§ TASK: Copy out each line exactly; pictures stay out of the copy.

Plotting code records
......

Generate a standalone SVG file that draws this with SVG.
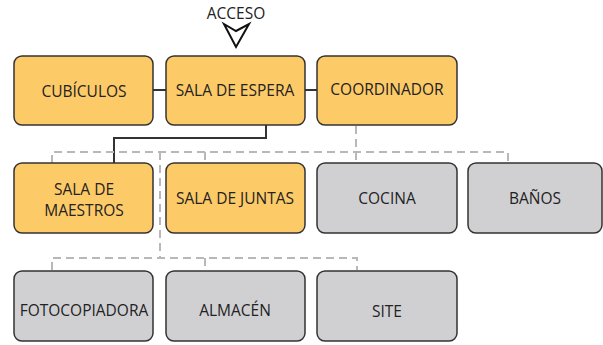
<svg xmlns="http://www.w3.org/2000/svg" width="603" height="345" viewBox="0 0 603 345">
<style>
.box{stroke:#333;stroke-width:1.5}
.o{fill:#FDCA68}
.g{fill:#D0D0D3}
.t{font-family:"Open Sans","Noto Sans",sans-serif;font-size:15.5px;fill:#222;text-anchor:middle;dominant-baseline:central}
.solid{fill:none;stroke:#333;stroke-width:2}
.dash{fill:none;stroke:#B8B8B8;stroke-width:2;stroke-dasharray:8,5}
</style>
<rect width="603" height="345" fill="#fff"/>
<g id="connectors">
<line class="solid" x1="153" y1="90" x2="166" y2="90"/>
<line class="solid" x1="305" y1="90" x2="317" y2="90"/>
<polyline class="solid" points="266,125 266,138 114,138 114,163"/>
<polyline class="dash" points="52,163 52,152 508,152 508,163"/>
<line class="dash" x1="205" y1="152" x2="205" y2="163"/>
<line class="dash" x1="356" y1="126" x2="356" y2="163"/>
<polyline class="dash" points="160,152 160,258"/>
<polyline class="dash" points="52,270 52,258 357,258 357,270"/>
<line class="dash" x1="205" y1="258" x2="205" y2="270"/>
</g>
<g id="acceso">
<text class="t" x="236" y="13">ACCESO</text>
<polygon points="224,24 236,31 249,24 236,47" fill="#fff" stroke="#111" stroke-width="2" stroke-linejoin="miter"/>
</g>
<g id="cubiculos"><rect class="box o" x="14" y="56" width="139" height="69" rx="8"/><text class="t" x="84" y="91">CUBÍCULOS</text></g>
<g id="sala-espera"><rect class="box o" x="166" y="56" width="139" height="69" rx="8"/><text class="t" x="235" y="90">SALA DE ESPERA</text></g>
<g id="coordinador"><rect class="box o" x="317" y="56" width="140" height="69" rx="8"/><text class="t" x="387" y="89">COORDINADOR</text></g>
<g id="sala-maestros"><rect class="box o" x="14" y="163" width="139" height="70" rx="8"/><text class="t" x="84" y="188.5">SALA DE</text><text class="t" x="84" y="210">MAESTROS</text></g>
<g id="sala-juntas"><rect class="box o" x="166" y="163" width="139" height="70" rx="8"/><text class="t" x="235" y="198">SALA DE JUNTAS</text></g>
<g id="cocina"><rect class="box g" x="317" y="163" width="140" height="70" rx="8"/><text class="t" x="387" y="198">COCINA</text></g>
<g id="banos"><rect class="box g" x="468" y="163" width="134" height="70" rx="8"/><text class="t" x="535" y="198">BAÑOS</text></g>
<g id="fotocopiadora"><rect class="box g" x="14" y="271" width="139" height="70" rx="8"/><text class="t" x="84" y="310">FOTOCOPIADORA</text></g>
<g id="almacen"><rect class="box g" x="166" y="271" width="139" height="70" rx="8"/><text class="t" x="235" y="310">ALMACÉN</text></g>
<g id="site"><rect class="box g" x="317" y="271" width="140" height="70" rx="8"/><text class="t" x="387" y="311">SITE</text></g>
</svg>
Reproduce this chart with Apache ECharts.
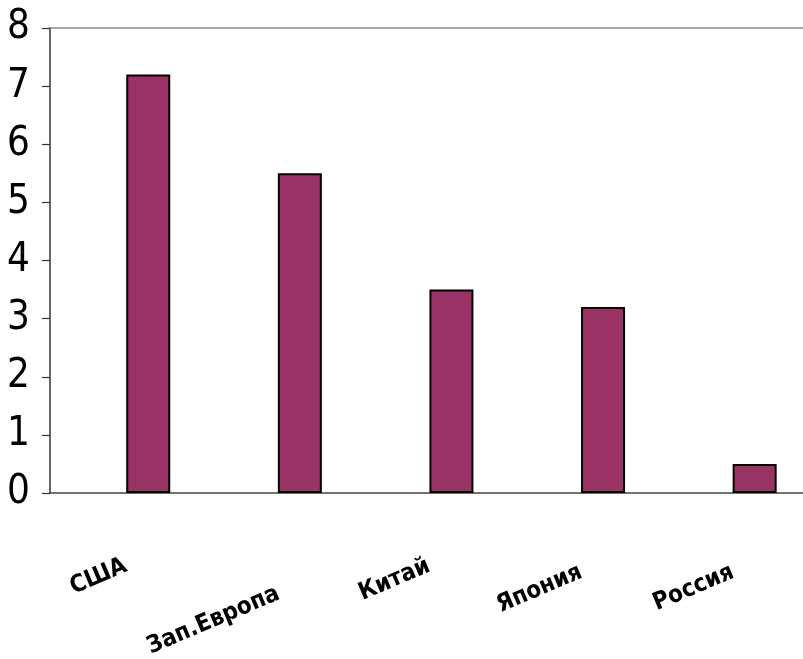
<!DOCTYPE html>
<html>
<head>
<meta charset="utf-8">
<script src="https://cdn.jsdelivr.net/npm/echarts@6/dist/echarts.min.js"></script>
<style>
  html, body { margin: 0; padding: 0; background: #fff; }
  #chart { width: 803px; height: 659px; }
</style>
</head>
<body>
<div id="chart"></div>
<script>
const categories = ["США", "Зап.Европа", "Китай", "Япония", "Россия"];
const values = [7.2, 5.5, 3.5, 3.2, 0.5];
// пустой первый ряд, как в исходной диаграмме (столбцы сдвинуты вправо)
const emptySeries = ["-", "-", "-", "-", "-"];
const yTicks = [0, 1, 2, 3, 4, 5, 6, 7, 8];
// стиль подписи для каждой категории (в оригинале подписи стоят вразнобой)
const labelStyles = ["n", "low", "n", "mid", "mid"];

const narrow = "'DejaVu Sans Condensed', 'Liberation Sans Narrow', sans-serif";
const labelFont = { fontFamily: narrow, fontWeight: "bold", fontSize: 24, color: "#000" };

const chart = echarts.init(document.getElementById("chart"));

const options = {
  animation: false,
  grid: {
    left: 50, right: -5, top: 28, bottom: 166,
    containLabel: false,
    outerBoundsMode: "none",
  },
  xAxis: [
    {
      type: "category",
      data: categories,
      axisLine: { lineStyle: { color: "#444", width: 1.5 } },
      axisTick: { length: 12, lineStyle: { color: "#444", width: 1.2 } },
      axisLabel: {
        rotate: 23,
        margin: 72,
        interval: 0,
        formatter: (v, i) => "{" + labelStyles[i] + "|" + v + "}",
        rich: {
          n: { ...labelFont },
          mid: { ...labelFont, padding: [12, 2, 0, 0] },
          low: { ...labelFont, padding: [52, 10, 0, 0] },
        },
      },
    },
    {
      // верхняя граница области построения
      type: "category",
      position: "top",
      data: categories,
      axisLine: { show: true, lineStyle: { color: "#8a8a8a", width: 1.5 } },
      axisTick: { show: false },
      axisLabel: { show: false },
    },
  ],
  yAxis: {
    type: "value",
    min: yTicks[0],
    max: yTicks[yTicks.length - 1],
    interval: 1,
    axisLine: { show: true, lineStyle: { color: "#333", width: 1.5 } },
    axisTick: { show: true, length: 8, lineStyle: { color: "#333", width: 1.2 } },
    splitLine: { show: false },
    axisLabel: {
      margin: 20,
      fontFamily: narrow,
      fontSize: 40,
      color: "#000",
    },
  },
  series: [
    {
      type: "bar",
      data: emptySeries,
      barWidth: 44,
      barGap: "2%",
    },
    {
      type: "bar",
      data: values,
      barWidth: 44,
      itemStyle: { color: "#993366", borderColor: "#000", borderWidth: 2 },
    },
  ],
};
chart.setOption(options);
</script>
</body>
</html>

......

§ SOLVED PROBLEM:
Generate a standalone SVG file that draws this with SVG.
<svg xmlns="http://www.w3.org/2000/svg" width="603" height="345" viewBox="0 0 603 345">
<style>
.box{stroke:#333;stroke-width:1.5}
.o{fill:#FDCA68}
.g{fill:#D0D0D3}
.t{font-family:"Open Sans","Noto Sans",sans-serif;font-size:15.5px;fill:#222;text-anchor:middle;dominant-baseline:central}
.solid{fill:none;stroke:#333;stroke-width:2}
.dash{fill:none;stroke:#B8B8B8;stroke-width:2;stroke-dasharray:8,5}
</style>
<rect width="603" height="345" fill="#fff"/>
<g id="connectors">
<line class="solid" x1="153" y1="90" x2="166" y2="90"/>
<line class="solid" x1="305" y1="90" x2="317" y2="90"/>
<polyline class="solid" points="266,125 266,138 114,138 114,163"/>
<polyline class="dash" points="52,163 52,152 508,152 508,163"/>
<line class="dash" x1="205" y1="152" x2="205" y2="163"/>
<line class="dash" x1="356" y1="126" x2="356" y2="163"/>
<polyline class="dash" points="160,152 160,258"/>
<polyline class="dash" points="52,270 52,258 357,258 357,270"/>
<line class="dash" x1="205" y1="258" x2="205" y2="270"/>
</g>
<g id="acceso">
<text class="t" x="236" y="13">ACCESO</text>
<polygon points="224,24 236,31 249,24 236,47" fill="#fff" stroke="#111" stroke-width="2" stroke-linejoin="miter"/>
</g>
<g id="cubiculos"><rect class="box o" x="14" y="56" width="139" height="69" rx="8"/><text class="t" x="84" y="91">CUBÍCULOS</text></g>
<g id="sala-espera"><rect class="box o" x="166" y="56" width="139" height="69" rx="8"/><text class="t" x="235" y="90">SALA DE ESPERA</text></g>
<g id="coordinador"><rect class="box o" x="317" y="56" width="140" height="69" rx="8"/><text class="t" x="387" y="89">COORDINADOR</text></g>
<g id="sala-maestros"><rect class="box o" x="14" y="163" width="139" height="70" rx="8"/><text class="t" x="84" y="188.5">SALA DE</text><text class="t" x="84" y="210">MAESTROS</text></g>
<g id="sala-juntas"><rect class="box o" x="166" y="163" width="139" height="70" rx="8"/><text class="t" x="235" y="198">SALA DE JUNTAS</text></g>
<g id="cocina"><rect class="box g" x="317" y="163" width="140" height="70" rx="8"/><text class="t" x="387" y="198">COCINA</text></g>
<g id="banos"><rect class="box g" x="468" y="163" width="134" height="70" rx="8"/><text class="t" x="535" y="198">BAÑOS</text></g>
<g id="fotocopiadora"><rect class="box g" x="14" y="271" width="139" height="70" rx="8"/><text class="t" x="84" y="310">FOTOCOPIADORA</text></g>
<g id="almacen"><rect class="box g" x="166" y="271" width="139" height="70" rx="8"/><text class="t" x="235" y="310">ALMACÉN</text></g>
<g id="site"><rect class="box g" x="317" y="271" width="140" height="70" rx="8"/><text class="t" x="387" y="311">SITE</text></g>
</svg>
Reproduce this chart with Apache ECharts.
<!DOCTYPE html>
<html>
<head>
<meta charset="utf-8">
<script src="https://cdn.jsdelivr.net/npm/echarts@6/dist/echarts.min.js"></script>
<style>
  html, body { margin: 0; padding: 0; background: #fff; }
  #chart { width: 803px; height: 659px; }
</style>
</head>
<body>
<div id="chart"></div>
<script>
const categories = ["США", "Зап.Европа", "Китай", "Япония", "Россия"];
const values = [7.2, 5.5, 3.5, 3.2, 0.5];
// пустой первый ряд, как в исходной диаграмме (столбцы сдвинуты вправо)
const emptySeries = ["-", "-", "-", "-", "-"];
const yTicks = [0, 1, 2, 3, 4, 5, 6, 7, 8];
// стиль подписи для каждой категории (в оригинале подписи стоят вразнобой)
const labelStyles = ["n", "low", "n", "mid", "mid"];

const narrow = "'DejaVu Sans Condensed', 'Liberation Sans Narrow', sans-serif";
const labelFont = { fontFamily: narrow, fontWeight: "bold", fontSize: 24, color: "#000" };

const chart = echarts.init(document.getElementById("chart"));

const options = {
  animation: false,
  grid: {
    left: 50, right: -5, top: 28, bottom: 166,
    containLabel: false,
    outerBoundsMode: "none",
  },
  xAxis: [
    {
      type: "category",
      data: categories,
      axisLine: { lineStyle: { color: "#444", width: 1.5 } },
      axisTick: { length: 12, lineStyle: { color: "#444", width: 1.2 } },
      axisLabel: {
        rotate: 23,
        margin: 72,
        interval: 0,
        formatter: (v, i) => "{" + labelStyles[i] + "|" + v + "}",
        rich: {
          n: { ...labelFont },
          mid: { ...labelFont, padding: [12, 2, 0, 0] },
          low: { ...labelFont, padding: [52, 10, 0, 0] },
        },
      },
    },
    {
      // верхняя граница области построения
      type: "category",
      position: "top",
      data: categories,
      axisLine: { show: true, lineStyle: { color: "#8a8a8a", width: 1.5 } },
      axisTick: { show: false },
      axisLabel: { show: false },
    },
  ],
  yAxis: {
    type: "value",
    min: yTicks[0],
    max: yTicks[yTicks.length - 1],
    interval: 1,
    axisLine: { show: true, lineStyle: { color: "#333", width: 1.5 } },
    axisTick: { show: true, length: 8, lineStyle: { color: "#333", width: 1.2 } },
    splitLine: { show: false },
    axisLabel: {
      margin: 20,
      fontFamily: narrow,
      fontSize: 40,
      color: "#000",
    },
  },
  series: [
    {
      type: "bar",
      data: emptySeries,
      barWidth: 44,
      barGap: "2%",
    },
    {
      type: "bar",
      data: values,
      barWidth: 44,
      itemStyle: { color: "#993366", borderColor: "#000", borderWidth: 2 },
    },
  ],
};
chart.setOption(options);
</script>
</body>
</html>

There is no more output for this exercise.